▸ Task requirements: Copy the lines of the data below exactly, starting at the first and stopping after the line that contains "var spacer = categories.map(function"; include no pictures.
****************************************
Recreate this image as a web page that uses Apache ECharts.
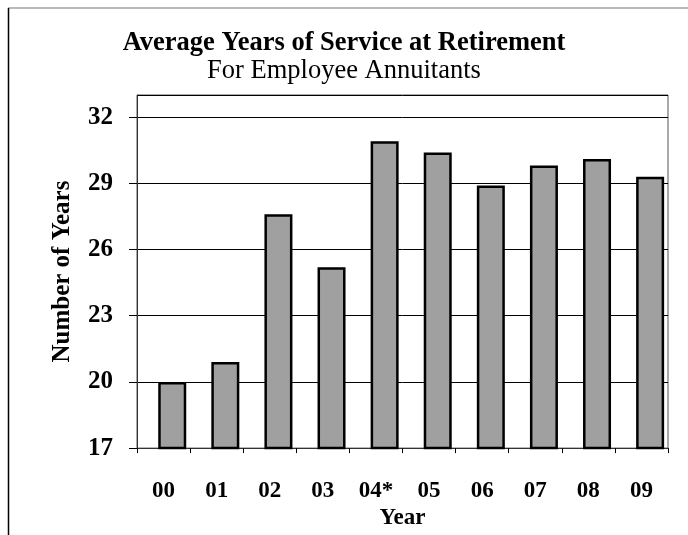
<!DOCTYPE html>
<html>
<head>
<meta charset="utf-8">
<script src="https://cdn.jsdelivr.net/npm/echarts@6/dist/echarts.min.js"></script>
<style>
html,body{margin:0;padding:0;background:#fff;}
#chart{width:688px;height:535px;}
</style>
</head>
<body>
<div id="chart"></div>
<script>
var categories = ['00','01','02','03','04*','05','06','07','08','09'];
var values = [20.0, 20.9, 27.6, 25.2, 30.9, 30.4, 28.9, 29.8, 30.1, 29.3];
var yTicks = [17, 20, 23, 26, 29, 32];
// empty spacer series (no marks), reproduces the right-shifted bars of the original
var spacer = categories.map(function () { return '-'; });

var serif = '"Liberation Serif","DejaVu Serif",serif';
var chart = echarts.init(document.getElementById('chart'));
chart.setOption({
  backgroundColor: '#ffffff',
  animation: false,
  title: [
    {text: 'Average Years of Service at Retirement', left: 'center', top: 25,
     textStyle: {fontFamily: serif, fontSize: 26.5, fontWeight: 'bold', color: '#000'}},
    {text: 'For Employee Annuitants', left: 'center', top: 53,
     textStyle: {fontFamily: serif, fontSize: 26.5, fontWeight: 'normal', color: '#000'}}
  ],
  grid: {left: 137, right: 20, top: 95, bottom: 83, show: true, borderColor: '#555', borderWidth: 1},
  xAxis: {
    type: 'category', data: categories,
    name: 'Year', nameLocation: 'middle', nameGap: 57,
    nameTextStyle: {fontFamily: serif, fontSize: 23, fontWeight: 'bold', color: '#000'},
    axisLine: {lineStyle: {color: '#333', width: 1}},
    axisTick: {show: true, length: 5, lineStyle: {color: '#000'}},
    axisLabel: {fontFamily: serif, fontSize: 23, fontWeight: 'bold', color: '#000', margin: 31}
  },
  yAxis: {
    type: 'value', min: 17, max: 33, interval: 3,
    name: 'Number of Years', nameLocation: 'middle', nameGap: 62, nameRotate: 90,
    nameTextStyle: {fontFamily: serif, fontSize: 25, fontWeight: 'bold', color: '#000'},
    axisLine: {show: true, lineStyle: {color: '#333', width: 1}},
    axisTick: {show: true, length: 8, lineStyle: {color: '#000'}},
    axisLabel: {fontFamily: serif, fontSize: 25, fontWeight: 'bold', color: '#000', margin: 24,
      showMaxLabel: false,
      formatter: function (v) { return yTicks.indexOf(v) >= 0 ? String(v) : ''; }},
    splitLine: {show: true, lineStyle: {color: '#000', width: 1}}
  },
  series: [
    {type: 'bar', data: spacer, barWidth: 28, silent: true},
    {type: 'bar', data: values, barWidth: 28, barGap: '-38%',
     itemStyle: {color: '#a0a0a0', borderColor: '#000', borderWidth: 2.5}}
  ],
  graphic: [
    {type: 'line', shape: {x1: 8, y1: 8, x2: 688, y2: 8}, style: {stroke: '#777', lineWidth: 1.2}},
    {type: 'line', shape: {x1: 8.5, y1: 8, x2: 8.5, y2: 535}, style: {stroke: '#000', lineWidth: 1.5}}
  ]
});
</script>
</body>
</html>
****************************************
▸ Response:
Recreate this image as a web page that uses Apache ECharts.
<!DOCTYPE html>
<html>
<head>
<meta charset="utf-8">
<script src="https://cdn.jsdelivr.net/npm/echarts@6/dist/echarts.min.js"></script>
<style>
html,body{margin:0;padding:0;background:#fff;}
#chart{width:688px;height:535px;}
</style>
</head>
<body>
<div id="chart"></div>
<script>
var categories = ['00','01','02','03','04*','05','06','07','08','09'];
var values = [20.0, 20.9, 27.6, 25.2, 30.9, 30.4, 28.9, 29.8, 30.1, 29.3];
var yTicks = [17, 20, 23, 26, 29, 32];
// empty spacer series (no marks), reproduces the right-shifted bars of the original
var spacer = categories.map(function () { return '-'; });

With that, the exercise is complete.